Der Chorleiter Ulrich Mangold lässt die Sänger anfangs erst mal Lockerungsübungen machen. Foto: Kathrin Wesely

Die Musikakademie für Senioren nährt die Wissbegierde und die Freude am Singen und Musizieren. Sie will überdies fit und glücklich machen. Und gesellig ist sie auch noch.

S-West - Duwiduwiduwiduwidu“. Etwa 50 Ruheständler singen sich im Paul-Gerhardt-Gemeindezentrum warm. Ohren und Kiefer haben sie bereits gelockert, die Beine geerdet, den Stand gefestigt. Die Chorprobe mit Ulrich Mangold kann beginnen. Einmal wöchentlich treffen sich die Sänger im Westen, um gemeinsam klassische Chorliteratur, internationale Volkslieder, Schlager oder Gospelsongs einzustudieren. „Der Frühling ist ausgebrochen!“, ruft Mangold seinen Sängern aufmunternd zu. Doch die Herrschaften sind schon von allein ganz Sonnenschein, da könnte es draußen Bindfäden regnen. Sie kommen gern zu ihrem wöchentlichen Singtermin.

Die Fähigkeiten und Erfahrungen, die seine Chormitglieder mitbringen, seien sehr unterschiedlich, sagt der Kirchenmusiker Mangold. „Manche singen schon ihr Leben lang. Andere haben früher mal gesungen, im Berufsleben aber nicht mehr die Zeit dafür gefunden, und im Alter gab’s keine Möglichkeit mehr.“ Denn leistungsorientierte Chöre würden keine Senioren aufnehmen, erklärt Mangold.

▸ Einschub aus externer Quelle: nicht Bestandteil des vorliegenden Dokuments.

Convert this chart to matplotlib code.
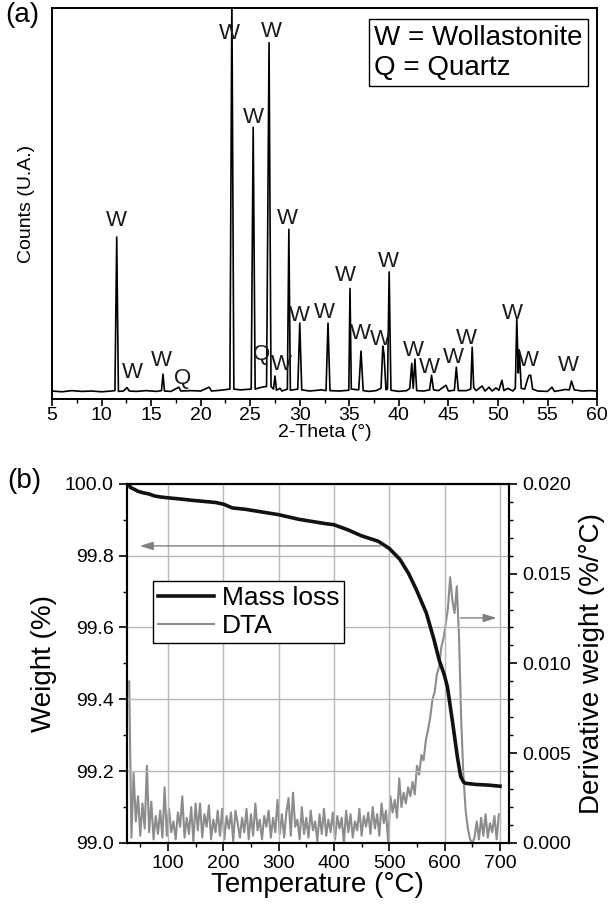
import matplotlib
matplotlib.use('Agg')

import matplotlib.pyplot as plt
import matplotlib.ticker as mticker
import numpy as np

plt.rcParams['font.family'] = ['Liberation Sans', 'DejaVu Sans']

# ---- (a) XRD pattern: vertices
two_theta = [5.0, 6.0, 7.0, 8.0, 9.0, 10.0, 11.0, 11.35, 11.53, 11.7, 12.2, 12.57, 12.8,
             13.5, 14.5, 15.5, 16.05, 16.2, 16.35, 17.0, 17.8, 18.0, 19.0, 20.0, 20.85,
             21.1, 22.0, 22.95, 23.15, 23.35, 24.0, 25.1, 25.3, 25.5, 26.0, 26.65, 26.9,
             27.1, 27.35, 27.5, 27.65, 28.0, 28.2, 28.75, 28.9, 29.05, 29.3, 29.8, 30.0,
             30.2, 31.0, 32.2, 32.65, 32.85, 33.05, 34.0, 34.95, 35.07, 35.2, 35.95, 36.18,
             36.4, 37.0, 37.7, 38.2, 38.38, 38.5, 38.7, 38.85, 39.02, 39.2, 40.0, 40.8,
             41.1, 41.3, 41.45, 41.62, 41.8, 42.5, 43.1, 43.3, 43.5, 44.0, 44.75, 45.0,
             45.6, 45.8, 46.0, 46.8, 47.25, 47.4, 47.55, 47.8, 48.4, 48.7, 49.1, 49.4,
             49.8, 50.1, 50.4, 50.6, 51.0, 51.5, 51.75, 51.9, 52.05, 52.15, 52.35, 52.7,
             53.0, 53.15, 53.3, 53.5, 54.0, 55.0, 55.45, 55.7, 56.4, 56.8, 57.2, 57.42,
             57.7, 58.5, 59.3, 60.0]
counts = [0.3, 0.1, 0.4, 0.2, 0.3, 0.1, 0.3, 0.4, 40.4, 0.2, 0.3, 1.2, 0.3,
          0.2, 0.4, 0.2, 0.4, 4.7, 0.3, 0.2, 1.3, 0.3, 0.4, 0.3, 1.3,
          0.3, 0.5, 0.8, 102.0, 0.8, 0.6, 0.8, 69.0, 0.8, 1.2, 1.5, 91.0,
          1.5, 0.8, 4.2, 0.5, 1.0, 0.3, 0.8, 42.4, 0.5, 0.6, 0.8, 18.0,
          0.6, 0.3, 0.6, 0.4, 18.0, 0.4, 0.3, 0.5, 27.0, 0.8, 0.6, 10.7,
          0.4, 0.2, 0.4, 1.0, 12.0, 10.0, 0.6, 0.8, 31.3, 0.5, 0.2, 0.4,
          1.0, 7.5, 1.0, 8.6, 0.4, 0.3, 0.6, 4.4, 0.6, 0.4, 1.8, 0.3,
          0.5, 6.5, 0.4, 0.4, 0.8, 11.7, 1.2, 0.4, 1.6, 0.3, 1.3, 0.3,
          1.1, 0.5, 3.1, 0.4, 1.0, 0.3, 1.0, 19.0, 5.0, 11.0, 1.0, 0.8,
          3.5, 4.4, 4.4, 0.8, 0.3, 0.2, 1.3, 0.2, 0.5, 0.7, 0.6, 2.9,
          0.6, 0.3, 0.4, 0.3]

# phase labels above the peaks
peak_text = ['W', 'W', 'W', 'Q', 'W', 'W', 'W', 'Q', 'W', 'W', 'W', 'W', 'W',
             'W', 'W', 'W', 'W', 'W', 'W', 'W', 'W', 'W', 'W']
peak_x = [11.5, 13.1, 16.0, 18.2, 22.9, 25.3, 27.1, 26.15, 28.1, 28.8, 30.0, 32.45,
          34.6, 36.1, 38.1, 38.9, 41.5, 43.1, 45.5, 46.8, 51.5, 53.1, 57.1]
peak_y = [44.8, 5.2, 8.3, 3.6, 93.5, 71.4, 93.8, 9.9, 7.3, 45.3, 20.0, 20.8,
          30.5, 15.4, 13.8, 33.9, 10.9, 6.5, 9.1, 14.1, 20.6, 8.3, 7.0]

# ---- (b) TGA / DTA
temp_mass = [30, 32, 40, 46, 55, 65, 76, 88, 100, 120, 144, 165, 186, 201, 216, 240,
             264, 300, 337, 385, 400, 425, 450, 480, 500, 519, 535, 549, 567, 581, 590,
             599, 605, 614, 623, 629, 634, 638, 656, 680, 700]
mass_loss = [99.998, 99.99, 99.984, 99.979, 99.975, 99.972, 99.966, 99.963, 99.961,
             99.958, 99.954, 99.951, 99.948, 99.943, 99.933, 99.929, 99.923, 99.914,
             99.901, 99.889, 99.886, 99.872, 99.855, 99.84, 99.82, 99.79, 99.75, 99.705,
             99.64, 99.565, 99.51, 99.47, 99.435, 99.34, 99.24, 99.185, 99.17, 99.166,
             99.163, 99.161, 99.158]

temp_dta = np.arange(30, 700, 4)
dta_milli = [9.0, 0.3, 3.9, 1.2, 2.6, 0.4, 2.2, 0.8, 4.3, 0.6,
             2.3, 0.2, 1.5, 0.5, 1.8, 0.3, 3.1, 0.4, 1.9, 0.6,
             1.2, 0.2, 1.7, 0.9, 2.6, 0.3, 1.4, 0.5, 2.0, 0.1,
             2.2, 0.7, 2.2, 0.3, 1.6, 0.9, 2.1, 0.2, 1.3, 0.6,
             1.8, 0.4, 1.9, 0.2, 1.5, 0.8, 1.7, 0.1, 1.8, 1.1,
             0.3, 1.4, 0.6, 1.9, 0.2, 1.6, 0.4, 2.2, 0.7, 1.3,
             0.2, 1.5, 0.9, 1.8, 0.3, 1.4, 0.6, 2.4, 0.5, 1.6,
             0.3, 1.7, 2.5, 0.4, 2.8, 0.9, 1.3, 0.2, 2.0, 0.5,
             1.4, 0.3, 1.8, 0.7, 1.2, 0.1, 1.6, 0.5, 1.9, 0.4,
             1.3, 0.6, 1.7, 0.2, 1.5, 0.8, 1.4, 0.0, 1.8, 0.6,
             1.6, 0.3, 1.2, 0.7, 1.9, 0.4, 1.5, 0.9, 1.7, 0.5,
             2.0, 0.8, 1.6, 0.4, 2.2, 1.1, 1.8, 0.0, 2.6, 1.7,
             2.4, 1.4, 3.6, 2.0, 2.8, 2.2, 3.1, 2.6, 3.4, 2.7,
             4.3, 3.8, 4.9, 4.6, 5.7, 6.3, 7.0, 8.0, 8.4, 9.4,
             9.8, 10.9, 11.4, 12.2, 13.1, 14.8, 13.5, 12.8, 14.3, 11.5,
             6.8, 3.7, 1.8, 0.8, 0.2, 0.0, 0.3, 1.2, 0.2, 1.4,
             0.4, 1.6, 0.3, 1.1, 0.6, 1.5, 0.2, 1.6]
dta = np.array(dta_milli) / 1000.0

fig = plt.figure(figsize=(6.09, 9.07), dpi=100)

# ---------------- panel (a)
ax1 = fig.add_axes([0.0854, 0.560, 0.895, 0.431])
ax1.plot(two_theta, counts, color='black', lw=1.2)
for t, x, y in zip(peak_text, peak_x, peak_y):
    ax1.text(x, y, t, ha='center', va='center', fontsize=16, color='#1a1a1a')
ax1.set_xlim(5, 60)
ax1.set_ylim(-1.8, 100)
ax1.set_yticks([])
ax1.xaxis.set_major_locator(mticker.MultipleLocator(5))
ax1.xaxis.set_minor_locator(mticker.MultipleLocator(2.5))
ax1.tick_params(axis='x', which='major', direction='out', length=5, width=1.2,
                labelsize=14, pad=1)
ax1.tick_params(axis='x', which='minor', direction='out', length=3, width=1.0)
ax1.set_xlabel('2-Theta (°)', fontsize=14, labelpad=0)
ax1.set_ylabel('Counts (U.A.)', fontsize=14, labelpad=12)
for s in ax1.spines.values():
    s.set_linewidth(1.4)
ax1.text(0.591, 0.958, 'W = Wollastonite\nQ = Quartz', transform=ax1.transAxes,
         ha='left', va='top', fontsize=20, linespacing=1.2,
         bbox=dict(boxstyle='square,pad=0.2', fc='white', ec='black', lw=1))
fig.text(0.008, 0.998, '(a)', fontsize=20, ha='left', va='top')

# ---------------- panel (b)
ax2 = fig.add_axes([0.2085, 0.0706, 0.627, 0.396])
ax3 = ax2.twinx()
ax2.set_zorder(ax3.get_zorder() + 1)
ax2.patch.set_visible(False)

l1, = ax2.plot(temp_mass, mass_loss, color='#111111', lw=2.6, label='Mass loss')
l2, = ax3.plot(temp_dta, dta, color='#8c8c8c', lw=1.5, label='DTA')

ax2.set_xlim(26, 716)
ax2.set_ylim(99.0, 100.0)
ax3.set_ylim(0.0, 0.020)
ax2.xaxis.set_major_locator(mticker.MultipleLocator(100))
ax2.xaxis.set_minor_locator(mticker.MultipleLocator(50))
ax2.yaxis.set_major_locator(mticker.MultipleLocator(0.2))
ax2.yaxis.set_minor_locator(mticker.MultipleLocator(0.1))
ax2.yaxis.set_major_formatter(mticker.FormatStrFormatter('%.1f'))
ax3.yaxis.set_major_locator(mticker.MultipleLocator(0.005))
ax3.yaxis.set_minor_locator(mticker.MultipleLocator(0.001))
ax3.yaxis.set_major_formatter(mticker.FormatStrFormatter('%.3f'))
ax2.grid(True, which='major', color='#b8b8b8', lw=1.0)
for a in (ax2, ax3):
    a.tick_params(which='major', direction='out', length=6, width=1.2, labelsize=14)
    a.tick_params(which='minor', direction='out', length=3, width=1.0)
    for s in a.spines.values():
        s.set_linewidth(1.5)
ax2.tick_params(axis='x', pad=3)

ax2.set_xlabel('Temperature (°C)', fontsize=20, labelpad=0)
ax2.set_ylabel('Weight (%)', fontsize=20, labelpad=6)
ax3.set_ylabel('Derivative weight (%/°C)', fontsize=20, labelpad=6)

ax2.annotate('', xy=(44, 99.827), xytext=(489, 99.827),
             arrowprops=dict(arrowstyle='-|>,head_length=0.8,head_width=0.25',
                             color='#808080', lw=1.0, mutation_scale=10))
ax3.annotate('', xy=(699, 0.01253), xytext=(624, 0.01253),
             arrowprops=dict(arrowstyle='-|>,head_length=0.8,head_width=0.25',
                             color='#808080', lw=1.0, mutation_scale=10))

leg = ax2.legend([l1, l2], ['Mass loss', 'DTA'], loc='upper left',
                 bbox_to_anchor=(0.068, 0.73), fontsize=19, frameon=True,
                 fancybox=False, edgecolor='black', framealpha=1,
                 handlelength=2.1, handletextpad=0.3, labelspacing=0.15,
                 borderpad=0.2, borderaxespad=0)
leg.get_frame().set_linewidth(1.0)
fig.text(0.012, 0.470, '(b)', fontsize=20, ha='left', va='center')

plt.savefig('out.png', dpi=100)
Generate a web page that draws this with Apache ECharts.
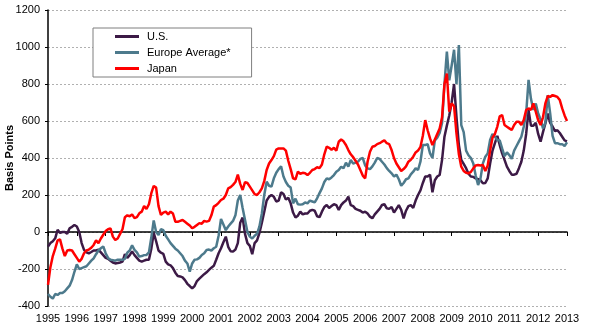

Die Sänger selbst wollten meist auch gar nicht in irgendeinem Vorsingen brillieren, „es geht ihnen hauptsächlich um die Freude am Singen“. Aber klandestin im Kämmerlein singen die Herrschaften auch nicht. Beim Kirchentag und bei der Waldweihnacht der Förster mussten sie ran.

Weil die Möglichkeiten zum Mitsingen und -musizieren für Ältere rar ist, kam Mangold die Idee, für diesen Personenkreis passgenaue Angebote zu entwickeln. 2012 gründete sich auf seine Initiative der Verein Musikakademie für Senioren Baden-Württemberg, im Jahr darauf wurde das erste Programm gedruckt, ein Chor, ein Orchester und eine Band formierten sich. Die Akademie bietet ihren Eleven seither neben den regelmäßigen Musikproben auch Vorträge, Seminare, Workshops und Exkursionen. Ihr Ziel ist es, die Senioren durch anspruchsvolle musikpädagogische Angebote zusammenzuführen und zu fördern. Manchem Teilnehmer eröffne sich die Chance, „Kinder- oder Jugendträume zu verwirklichen“, sagt Mangold, der im Verein als künstlerischer Leiter fungiert.

Gerne betont er auch, welche weiteren Aspekte des Lebens die Akademie positiv beeinflusst. „Das gemeinsame Singen, Musizieren und Studieren im Rahmen der Musikakademie führt Menschen zusammen und ist ein wichtiger Beitrag gegen soziale Vereinsamung im Alter.“ Auch intellektuell würden die Teilnehmer auf Trab gehalten, weil Lernen geistig fit halte. Zudem würden die eigenen Ressourcen gestärkt: „Das aktive Musizieren weckt die Lebensfreude, stärkt das Vertrauen in die eigenen Fähigkeiten und trägt zu einer positiven Lebenseinstellung bei.“ Ein wichtiger Aspekt sei auch, dass die Proben und Seminare tagsüber stattfinden. „Da haben die Leute Zeit.“

Mit der Musikakademie für Senioren hat Mangold offenbar einen Nerv getroffen, der Zulauf ist enorm. Mehr als 130 Mitglieder zählt der noch junge Verein, 70 Sänger umfasst der Chor, Band und Orchester können eigentlich keine neuen Musiker mehr aufnehmen. Die Leute kommen aus sämtlichen Stadtbezirken angefahren. Über eigene Räume verfügt der Verein nicht. Aber für die Musikproben darf der Verein Räume im Paul-Gerhardt-Gemeindezentrum nutzen, und Mangold ist als Kantor und Organist an der Paul-Gerhardt- und an der Diakonissenkirche gut vernetzt und stets um komfortabel erreichbare Veranstaltungsorte bemüht wie den Treffpunkt 50 Plus am Rotebühlplatz oder den Hospitalhof, wo am heutigen Montag eine neue Veranstaltungsreihe der Musikakademie beginnt (siehe „Neue Reihe beginnt“).